A napari theme is a named collection of colors and style values used across the viewer canvas, widgets, icons, and console. If you want to programmatically prototype a theme, check out the New theme example. However, the npe2 theme contribution allows declaratively defining themes and enables easy distribution to others via plugins.

If you want other people to install and reuse your theme, prefer the plugin workflow. The programmatic workflow is still useful for local experiments and rapid iteration.

Preview themes in a full napari UI#

The most complete theme preview tool lives in the example gallery as Theme sample. It opens napari with a dock widget that shows the theme color roles, common widget states, and a theme selector that includes plugin-contributed themes after plugins are initialized. A WCAG contrast ratio table displays the most important color pairs for accessibility testing.

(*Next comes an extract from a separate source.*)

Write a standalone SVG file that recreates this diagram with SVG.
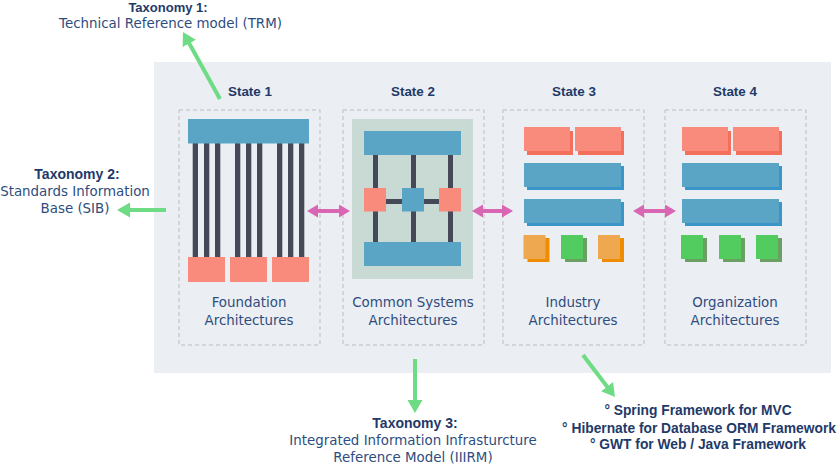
<svg xmlns="http://www.w3.org/2000/svg" width="840" height="466" viewBox="0 0 840 466">
<style>
.bold{font-family:"Liberation Sans",Arial,sans-serif;font-weight:bold;fill:#1f3a68;text-anchor:middle}
.reg{font-family:"DejaVu Sans",sans-serif;font-size:13.4px;fill:#2e4d7e;text-anchor:middle}
.frame{fill:none;stroke:#bdbdbd;stroke-width:1;stroke-dasharray:4 3}
.blue{fill:#5aa5c6}
.blueS{fill:#3a96c9}
.dark{fill:#454857}
.salmon{fill:#f88b7c}
.salmonS{fill:#f4705c}
.orange{fill:#eda850}
.orangeS{fill:#ef8c00}
.green{fill:#52cc5e}
.greenS{fill:#6aa062}
.garrow{stroke:#6edc84;stroke-width:4;fill:none}
.parrow{stroke:#d966b2;stroke-width:4;fill:none}
</style>
<defs>
<marker id="gHead" markerUnits="userSpaceOnUse" markerWidth="14" markerHeight="16" refX="3" refY="7.5" orient="auto">
<path d="M0,0 L13,7.5 L0,15 z" fill="#6edc84"/>
</marker>
<marker id="pHead" markerUnits="userSpaceOnUse" markerWidth="12" markerHeight="14" refX="2" refY="6.5" orient="auto-start-reverse">
<path d="M0,0 L11,6.5 L0,13 z" fill="#d966b2"/>
</marker>
</defs>
<rect x="0" y="0" width="840" height="466" fill="#ffffff"/>
<rect id="panel" x="154" y="62" width="677" height="311" fill="#ebeef2"/>

<g id="state1">
<rect class="frame" x="179" y="110" width="141" height="235"/>
<text class="bold" x="250" y="96" font-size="13.4">State 1</text>
<rect class="dark" x="192.7" y="143" width="5.3" height="114"/>
<rect class="dark" x="204" y="143" width="5.3" height="114"/>
<rect class="dark" x="215" y="143" width="5.3" height="114"/>
<rect class="dark" x="235" y="143" width="5.3" height="114"/>
<rect class="dark" x="246" y="143" width="5.3" height="114"/>
<rect class="dark" x="257" y="143" width="5.3" height="114"/>
<rect class="dark" x="277" y="143" width="5.3" height="114"/>
<rect class="dark" x="288" y="143" width="5.3" height="114"/>
<rect class="dark" x="299" y="143" width="5.3" height="114"/>
<rect class="blue" x="188" y="119" width="121" height="24.5"/>
<rect class="salmon" x="188" y="257" width="37" height="25"/>
<rect class="salmon" x="230" y="257" width="37" height="25"/>
<rect class="salmon" x="272" y="257" width="37" height="25"/>
<text class="reg" x="249" y="307">Foundation</text>
<text class="reg" x="249" y="324.5">Architectures</text>
</g>

<g id="state2">
<rect class="frame" x="343" y="110" width="141" height="235"/>
<text class="bold" x="413" y="96" font-size="13.4">State 2</text>
<rect x="352" y="119" width="121" height="160" fill="#c9d9d3"/>
<rect class="dark" x="373" y="155" width="5" height="87"/>
<rect class="dark" x="411" y="155" width="5" height="87"/>
<rect class="dark" x="448" y="155" width="5" height="87"/>
<rect class="dark" x="385" y="199" width="54" height="5"/>
<rect class="blue" x="364" y="131" width="97" height="24"/>
<rect class="blue" x="364" y="242" width="97" height="24"/>
<rect class="salmon" x="364" y="188" width="22" height="23.5"/>
<rect class="blue" x="402" y="188" width="22" height="23.5"/>
<rect class="salmon" x="439" y="188" width="22" height="23.5"/>
<text class="reg" x="413" y="307">Common Systems</text>
<text class="reg" x="413" y="324.5">Architectures</text>
</g>

<g id="state3">
<rect class="frame" x="503" y="110" width="141" height="235"/>
<text class="bold" x="574" y="96" font-size="13.4">State 3</text>
<rect class="salmonS" x="527" y="131" width="46" height="24"/>
<rect class="salmon" x="524" y="127" width="46" height="24"/>
<rect class="salmonS" x="578" y="131" width="46" height="24"/>
<rect class="salmon" x="575" y="127" width="46" height="24"/>
<rect class="blueS" x="527" y="166" width="97" height="24"/>
<rect class="blue" x="524" y="163" width="97" height="24"/>
<rect class="blueS" x="527" y="202" width="97" height="24"/>
<rect class="blue" x="524" y="199" width="97" height="24"/>
<rect class="orangeS" x="527.5" y="238" width="22" height="24"/>
<rect class="orange" x="523.5" y="235" width="22" height="24"/>
<rect class="greenS" x="565" y="238" width="22" height="24"/>
<rect class="green" x="561" y="235" width="22" height="24"/>
<rect class="orangeS" x="602" y="238" width="22" height="24"/>
<rect class="orange" x="598" y="235" width="22" height="24"/>
<text class="reg" x="573" y="307">Industry</text>
<text class="reg" x="573" y="324.5">Architectures</text>
</g>

<g id="state4">
<rect class="frame" x="665" y="110" width="141" height="235"/>
<text class="bold" x="735" y="96" font-size="13.4">State 4</text>
<rect class="salmonS" x="685" y="131" width="46" height="24"/>
<rect class="salmon" x="682" y="127" width="46" height="24"/>
<rect class="salmonS" x="736" y="131" width="46" height="24"/>
<rect class="salmon" x="733" y="127" width="46" height="24"/>
<rect class="blueS" x="685" y="166" width="97" height="24"/>
<rect class="blue" x="682" y="163" width="97" height="24"/>
<rect class="blueS" x="685" y="202" width="97" height="24"/>
<rect class="blue" x="682" y="199" width="97" height="24"/>
<rect class="greenS" x="685" y="238" width="22" height="24"/>
<rect class="green" x="681" y="235" width="22" height="24"/>
<rect class="greenS" x="723" y="238" width="22" height="24"/>
<rect class="green" x="719" y="235" width="22" height="24"/>
<rect class="greenS" x="760" y="238" width="22" height="24"/>
<rect class="green" x="756" y="235" width="22" height="24"/>
<text class="reg" x="735" y="307">Organization</text>
<text class="reg" x="735" y="324.5">Architectures</text>
</g>

<g id="taxonomy1">
<text class="bold" x="168" y="11.5" font-size="13">Taxonomy 1:</text>
<text class="reg" x="170.5" y="27.5">Technical Reference model (TRM)</text>
</g>
<g id="taxonomy2">
<text class="bold" x="77" y="179" font-size="14">Taxonomy 2:</text>
<text class="reg" x="75" y="195.5">Standards Information</text>
<text class="reg" x="75" y="213">Base (SIB)</text>
</g>
<g id="taxonomy3">
<text class="bold" x="415" y="428" font-size="14">Taxonomy 3:</text>
<text class="reg" x="413" y="445">Integrated Information Infrasturcture</text>
<text class="reg" x="413" y="461.5">Reference Model (IIIRM)</text>
</g>
<g id="frameworks">
<text class="bold" x="698" y="415" font-size="13.8">° Spring Framework for MVC</text>
<text class="bold" x="699" y="432.5" font-size="13.8">° Hibernate for Database ORM Framework</text>
<text class="bold" x="698" y="449" font-size="13.8">° GWT for Web / Java Framework</text>
</g>

<g id="connectors">
<line class="garrow" x1="220" y1="99" x2="187.8" y2="40.8" marker-end="url(#gHead)"/>
<line class="garrow" x1="166" y1="210" x2="127" y2="210" marker-end="url(#gHead)"/>
<line class="garrow" x1="415" y1="359" x2="415" y2="403" marker-end="url(#gHead)"/>
<line class="garrow" x1="583" y1="355" x2="608.9" y2="389" marker-end="url(#gHead)"/>
<line class="parrow" x1="316" y1="211" x2="341" y2="211" marker-start="url(#pHead)" marker-end="url(#pHead)"/>
<line class="parrow" x1="481" y1="211" x2="504" y2="211" marker-start="url(#pHead)" marker-end="url(#pHead)"/>
<line class="parrow" x1="642" y1="211" x2="667" y2="211" marker-start="url(#pHead)" marker-end="url(#pHead)"/>
</g>
</svg>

You can download the python script from the example page and drag’n’drop it onto napari to run it.

If you are working from a local checkout of napari/napari, you can run it directly:

python examples/theme_sample.py

Ship a theme in a plugin#

The supported way to distribute a theme is via a plugin theme contribution. A theme contribution uses the plugin manifest (napari.yaml) to declaratively define properties of a theme.

After the plugin is installed, the contributed theme becomes available in napari’s appearance settings and can also be selected with viewer.theme. For richer visual testing, use the theme preview sample.

If you are contributing a builtin theme to napari itself rather than shipping a plugin, see the core theme definitions in napari/utils/theme.py.